Еще когда мы были студентами, то упрашивали одного из наших преподавателей-филологов прочитать нам лекцию про мат — всем было очень интересно просветиться на этот счет с теоретической, научной стороны. «Я не могу прочитать такую лекцию, ведь надо будет примеры озвучивать!» — отнекивалась преподаватель и так и не согласилась, хотя нашлись даже добровольцы, вызвавшиеся ассистировать и с выражением произносить примеры вслух. Поэтому я никак не могла пропустить лекцию профессора кафедры филологии НГТУ Галины Мандриковой в «Бродячей собаке», тема которой была заявлена в формате дискуссии «Можно ли жить без мата: мнение специалиста».
Профессор Мандрикова, обожаемая и широко известная в гуманитарных студенческих кругах, собирает на эту лекцию полные аудитории. В общем, и на этот раз «Собака» была под завязку забита студентами. Однако при всем моем бесконечном уважении к Галине Михайловне после лекции осталось впечатление, что нас немного обманули, обойдя острые углы. Это однозначно почувствовала и публика, видимо, ожидавшая «мяса», то есть разговора именно про мат, а получившая нравственно-этическую лекцию про инвективную лексику вообще. Можно ли ругаться матом? Зачем мы сквернословим? Все эти функции инвективы по Жельвису, читанному и перечитанному на первых курсах, — пришедшие явно хотели поговорить на более жесткие и радикальные темы, чем про сквернословие в целом.
Профессор, обладающая завидным чувством юмора и ханжеством вовсе не страдающая, рассказала немало тематических анекдотов, перечислила небезынтересные факты из истории бранной лексики, восходящей как к военным действиям, так и к древним языческим культам, связанным с плодородием, призналась в нетерпимости к популярной татаро-монгольской версии происхождения русского мата, но собственно о мате мы так и не поговорили толком. Разумеется, профессору, даже специализирующемуся на обсценной лексике, негоже прямо со сцены ругаться матом, но тогда доску бы установили, что ли, — чтоб хотя бы можно было писать. А то порой мы с соседями по столику в солидарном недоумении переглядывались, пытаясь спешно словообразовать нечто с быстро перечисляемыми префиксами и известным корнем из трех букв. У нас получился «выхухоль», но он точно был ни при чем.
Безусловно, интересно было послушать целые этимологические детективы отдельных бранных выражений. Просветились мы и насчет того, что посылать в женский детородный орган в некоторых культурах сродни проклятью и пожеланию смерти, а посылать на мужской оскорбительно только мужчин, а женщин — так и вовсе нелепо, ибо они там периодически и так бывают. Спор разгорелся нешуточный. Какими-то судьбами на лекцию забрел весьма нетрезвый персонаж, который то и дело перекрикивал лектора, выразительно озвучивал примеры и пытался уличить всех присутствующих в ханжестве, — в воздухе запахло дракой, но вовремя подоспели два ГБРовца и вывели «митингующего» из зала.

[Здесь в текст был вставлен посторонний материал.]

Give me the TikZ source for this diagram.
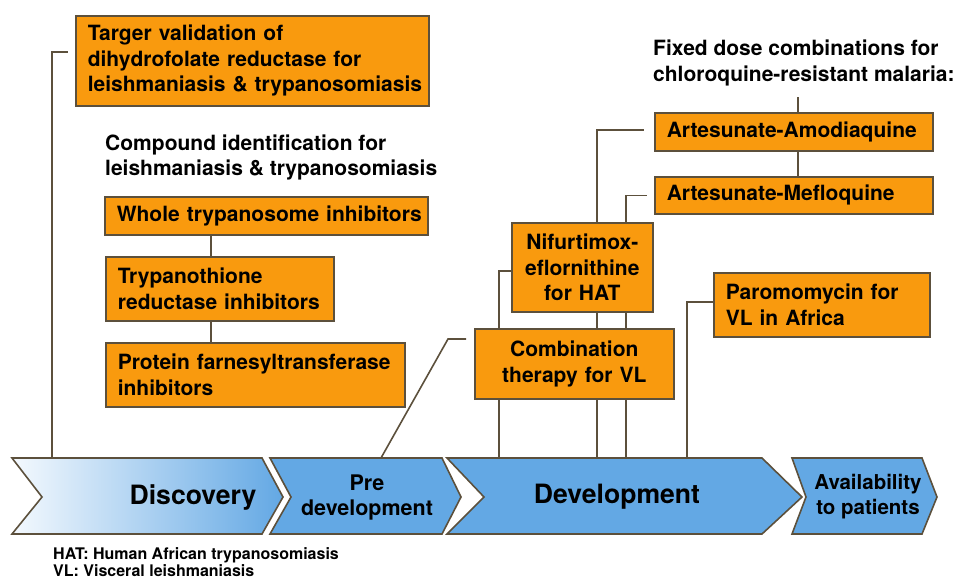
\documentclass[tikz,border=0pt]{standalone}
\usepackage{fontspec}
\setmainfont{TeX Gyre Heros}
\usetikzlibrary{backgrounds}
\definecolor{orng}{RGB}{249,154,14}
\definecolor{edge}{RGB}{92,80,60}
\definecolor{blu}{RGB}{99,168,228}
\definecolor{lblu}{RGB}{244,249,254}
\newcommand\nobrk{\hyphenpenalty=10000 \exhyphenpenalty=10000 \hbadness=10000 \hfuzz=50pt\relax}
\begin{document}
\begin{tikzpicture}[x=1pt,y=-1pt,
  box/.style={draw=edge, fill=orng, line width=1.6pt, anchor=north west,
    inner xsep=12pt, inner ysep=0pt, align=left,
    font=\fontsize{21}{25.5}\selectfont\bfseries, execute at begin node=\nobrk},
  cbox/.style={box, align=center},
  conn/.style={draw=edge, line width=1.6pt},
  chev/.style={draw=edge, line width=1.6pt, line join=miter, fill=blu},
  head/.style={anchor=north west, inner sep=0pt, align=left,
    font=\fontsize{21}{25.5}\selectfont\bfseries},
  note/.style={anchor=north west, inner sep=0pt, align=left,
    font=\fontsize{16}{17}\selectfont\bfseries},
  big/.style={inner sep=0pt, align=center, font=\fontsize{26.6}{30}\selectfont\bfseries},
  mid/.style={inner sep=0pt, align=center, font=\fontsize{21.5}{25}\selectfont\bfseries}
]
\useasboundingbox (0,0) rectangle (959,582);

% chevrons
\draw[draw=edge, line width=1.6pt, line join=miter, left color=lblu, right color=blu]
  (12,458) -- (262,458) -- (283,497) -- (262,534) -- (12,534) -- (42,497) -- cycle;
\draw[chev] (270,458) -- (442,458) -- (461,497) -- (442,534) -- (270,534) -- (291,497) -- cycle;
\draw[chev] (447,458) -- (762,458) -- (802,497) -- (762,534) -- (447,534) -- (484,497) -- cycle;
\draw[chev] (792,458) -- (922,458) -- (937,497) -- (922,534) -- (792,534) -- (806,497) -- cycle;

\node[big] (disc) at (193,497) {Discovery};
\node[mid] (pre) at (367,497) {Pre\\development};
\node[big] (dev) at (617,497) {Development};
\node[mid, font=\fontsize{20.5}{25}\selectfont\bfseries] (avail) at (868,497) {Availability\\to~patients};

\coordinate (dtop) at (52,458);
\coordinate (ptop) at (381,458);
\coordinate (v0) at (499,458);
\coordinate (v1) at (597,458);
\coordinate (v2) at (626,458);
\coordinate (v3) at (687,458);

% boxes
\node[box, text width=329pt, minimum height=90pt] (tv) at (75,15)
  {Targer~validation~of\\dihydrofolate~reductase~for\\leishmaniasis~\&~trypanosomiasis};
\node[head] (ci) at (105,134.5)
  {Compound identification for\\leishmaniasis \& trypanosomiasis};
\node[box, text width=299pt, minimum height=38pt] (wt) at (104,196)
  {Whole~trypanosome~inhibitors};
\node[box, text width=204pt, minimum height=64pt] (tr) at (105,256)
  {Trypanothione\\reductase~inhibitors};
\node[box, text width=275pt, minimum height=64pt] (pf) at (105,342)
  {Protein~farnesyltransferase\\inhibitors};

\node[head] (fd) at (653,40)
  {Fixed dose combinations for\\chloroquine-resistant malaria:};
\node[box, text width=254pt, minimum height=38pt] (aa) at (654,112)
  {Artesunate-Amodiaquine};
\node[box, text width=254pt, minimum height=37pt] (am) at (654,176)
  {Artesunate-Mefloquine};
\node[cbox, text width=117pt, minimum height=89pt] (nif) at (511,222)
  {Nifurtimox-\\eflornithine\\for~HAT};
\node[cbox, text width=175pt, minimum height=70pt] (comb) at (474,328)
  {Combination\\therapy~for~VL};
\node[box, text width=192pt, minimum height=64pt] (par) at (713,272)
  {Paromomycin~for\\VL~in~Africa};

\node[note] (fn) at (53,547)
  {HAT: Human African trypanosomiasis\\VL: Visceral leishmaniasis};

% connectors
\begin{pgfonlayer}{background}
\draw[conn] (dtop) |- ([xshift=-7pt,yshift=-37pt]tv.north west);
\draw[conn] ([xshift=-9pt]tr.north) -- ([xshift=-9pt]tr.north |- wt.south);
\draw[conn] ([xshift=-9pt]tr.south) -- ([xshift=-9pt]tr.south |- pf.north);
\draw[conn] (ptop) -- ([xshift=-26pt,yshift=-11pt]comb.north west)
  -- ([xshift=-8pt,yshift=-11pt]comb.north west);
\draw[conn] (v0) |- ([yshift=-3.5pt]nif.west);
\draw[conn] (v1) |- ([xshift=-10pt,yshift=2pt]aa.west);
\draw[conn] (v2) |- ([xshift=-7pt]am.west);
\draw[conn] (v3) |- ([yshift=3pt]par.west);
\coordinate (fdend) at (798,97);
\draw[conn] (fdend) -- (fdend |- aa.north);
\draw[conn] (fdend |- aa.south) -- (fdend |- am.north);
\end{pgfonlayer}
\end{tikzpicture}
\end{document}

Будучи неравнодушной к теме, все же хочу сказать такую незамысловатую вещь, пусть меня кто-то и осудит. Для лингвиста не существует «плохих» или «хороших» лексем, как для врача нет дурных или благопристойных болезней. Но самое важное в том, что у мата как у высокоэкспрессивной лексики просто нет синонимов, нет эвфемизмов. Их не существует в природе. Когда доктор называет желтуху болезнью Боткина, он употребляет абсолютный эвфемизм, но когда Василь Иваныч, падая, проезжает лицом по асфальту и говорит «Б…дь!», он имеет в виду вовсе не продажную женщину и не «Вот незадача!». Дело в том, что у мата по сути нет денотата, нет смыслового наполнения, того самого обозначаемого предмета. У него есть лишь коннотат, эмоциональная, экспрессивная аура. Это не смысловая единица, а сугубо эмоциональная.
Сама тема дискуссии была сформулирована некорректно. Можно ли прожить без мата? Разумеется, можно — никто же не умрет. Но это будет непростая жизнь. После лекции большинство подняли красные карточки, означающие, что они хотят ругаться матом и будут это делать.